Zhang amply displays in his movie that confrontation need not
always be the best form of protest or the most effective channel for
change. As someone who has had almost all his movies banned
by the government, he should know more than most.
In changing his approach to filmmaking, the fact that Hero
has reached out and spoken to more people in China than
all his previous movies shows that it’s perhaps Zhang who
has the last laugh – even if his Hero is not what people want
it to be.

By Teo Cheng Wee--whoever that is. It's a Singaporean site, so he probably isn't a CP apologist. Anyway--let me say that I like this reading of Nameless as Tiananmen Square Guy, effecting change by highlighting just how brutal the people he's up against are.
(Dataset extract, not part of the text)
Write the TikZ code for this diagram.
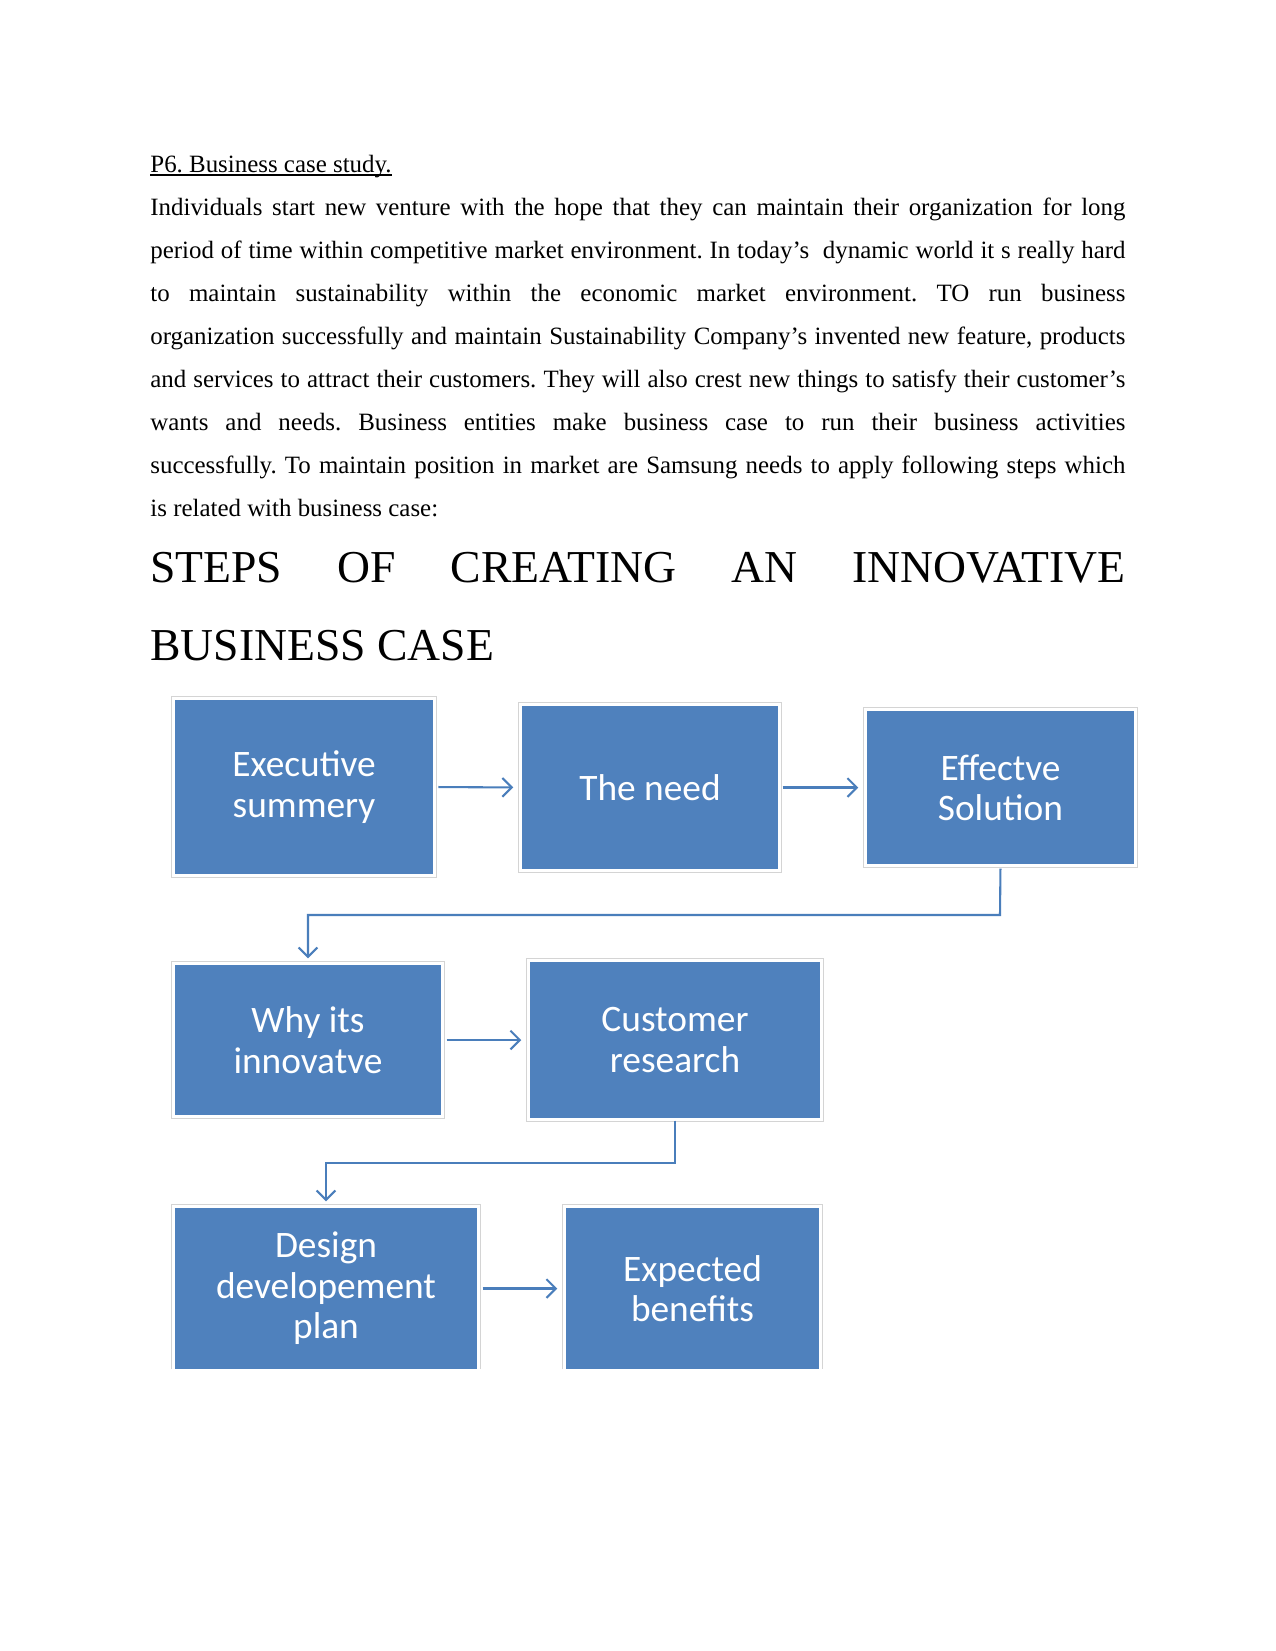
\documentclass[tikz,border=0pt]{standalone}
\usepackage{fontspec}
\setmainfont{Liberation Serif}
\newfontfamily\boxfont{Carlito}
\usetikzlibrary{arrows.meta,calc}
\definecolor{boxblue}{HTML}{4F81BD}
\definecolor{linkblue}{HTML}{4A7EBB}
\definecolor{framegray}{HTML}{D4D4D4}
\frenchspacing
\begin{document}
\begin{tikzpicture}[x=0.48bp,y=-0.48bp,
  bodyline/.style={anchor=base west, inner sep=0, font=\fontsize{12}{14}\selectfont},
  headline/.style={anchor=base west, inner sep=0, font=\fontsize{22}{26}\selectfont},
  stepbox/.style 2 args={fill=boxblue, inner sep=0, text=white, align=center,
     minimum width={#1*0.48bp}, minimum height={#2*0.48bp},
     font=\boxfont\fontsize{18}{19.5}\selectfont},
  frame/.style={draw=framegray, line width=0.6bp},
  link/.style={draw=linkblue, line width=1bp, -{Straight Barb[length=4.5bp,width=9bp]}}]
\useasboundingbox[fill=white] (0,0) rectangle (1275,1651);

% ---- text ----
\node[bodyline] (title) at (150,172) {P6. Business case study.};
\draw[line width=0.5bp] ($(title.base west)+(0,3)$) -- ($(title.base east)+(0,3)$);

\node[bodyline] (l1) at (150,215.0) {\makebox[6.5in][s]{Individuals start new venture with the hope that they can maintain their organization for long}};
\node[bodyline] (l2) at (150,258.1) {\makebox[6.5in][s]{period of time within competitive market environment. In today’s~ dynamic world it s really hard}};
\node[bodyline] (l3) at (150,301.2) {\makebox[6.5in][s]{to maintain sustainability within the economic market environment. TO run business}};
\node[bodyline] (l4) at (150,344.3) {\makebox[6.5in][s]{organization successfully and maintain Sustainability Company’s invented new feature, products}};
\node[bodyline] (l5) at (150,387.4) {\makebox[6.5in][s]{and services to attract their customers. They will also crest new things to satisfy their customer’s}};
\node[bodyline] (l6) at (150,430.5) {\makebox[6.5in][s]{wants and needs. Business entities make business case to run their business activities}};
\node[bodyline] (l7) at (150,473.6) {\makebox[6.5in][s]{successfully. To maintain position in market are Samsung needs to apply following steps which}};
\node[bodyline] (l8) at (150,516.7) {is related with business case:};

\node[headline] (h1) at (150,582) {\makebox[6.5in][s]{STEPS OF CREATING AN INNOVATIVE}};
\node[headline] (h2) at (150,660) {BUSINESS CASE};

% ---- boxes (centre, width, height in px) ----
\node[stepbox={258}{174}] (exec) at (304,787) {Executive\\summery};
\node[stepbox={256}{163}] (need) at (650,787.5) {The need};
\node[stepbox={267}{153}] (eff) at (1000.5,787.5) {Effectve\\Solution};
\node[stepbox={266}{150}] (why) at (308,1040) {Why its\\innovatve};
\node[stepbox={290}{156}] (cust) at (675,1040) {Customer\\research};
\node[stepbox={302}{161}] (design) at (326,1288.5) {Design\\developement\\plan};
\node[stepbox={253}{161}] (expect) at (692.5,1288.5) {Expected\\benefits};

% frames
\foreach \b in {exec,need,eff,why,cust}{
  \draw[frame] ($(\b.south west)+(-3,3)$) rectangle ($(\b.north east)+(3,-3)$);
}
\foreach \b in {design,expect}{
  \draw[frame] ($(\b.south west)+(-3,0)$) |- ($(\b.north east)+(3,-3)$) -- ($(\b.south east)+(3,0)$);
}

% ---- connectors ----
\draw[link, shorten <=2.4bp, shorten >=4bp] (exec.east) -- (need.west);
\draw[link, shorten <=2bp, shorten >=4bp] (need.east) -- (eff.west);
\coordinate (k1) at (1000,915);
\draw[link, shorten <=2bp, shorten >=3bp] (eff.south) -- (k1) -| (why.north);
\draw[link, shorten <=2.5bp, shorten >=4bp] (why.east) -- (cust.west);
\coordinate (k2) at (675,1163);
\draw[link, shorten <=1bp, shorten >=3bp] (cust.south) -- (k2) -| (design.north);
\draw[link, shorten <=2.5bp, shorten >=4bp] (design.east) -- (expect.west);
\end{tikzpicture}
\end{document}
It explains why Zhang Yimou is suddenly making propaganda films--he isn't, even if he fooled a whole lot of critics and the Communist Party into thinking he was. It's a thinly veiled message, maybe too thinly veiled, but it's not like the Chinese state came out looking good at the end of Hero. The King gave in to his own cowardice when he had Nameless killed, egged on by his Greek chorus of hangers-on. In this reading, Nameless is a hero because he does not fight--not because he dies so that China may live.

It's a nice reading, though clearly a minority opinion. But it does fit Hero in to the rest of Zhang's films (some I haven't seen in years, or ever, I should mention) and not force us to accept that he's suddenly a total sellout. Oh, hey--did I like it? Yes, I did. The late Tony Leung (looking weirdly like Eddy Guerrero the whole time) was all meaningfully gazes into the camera. Jet Li didn't do a lot of Jet Li stuff, but it didn't really matter. Zhang Ziyi was stuck in there I guess so all the people who saw Crouching Tiger would see this. (I guess this was the big martial arts art flick for Leung, Li and Maggie Cheung, like what Crouching Tiger was for Chow Yun-Fat and Michelle Yeoh. It's nice that all the old Hong Kong stars are making big budget art movies now after the decades of cheapo, cultish Hong Kong stuff.) Maggie Cheung is Maggie Cheung. It's good stuff.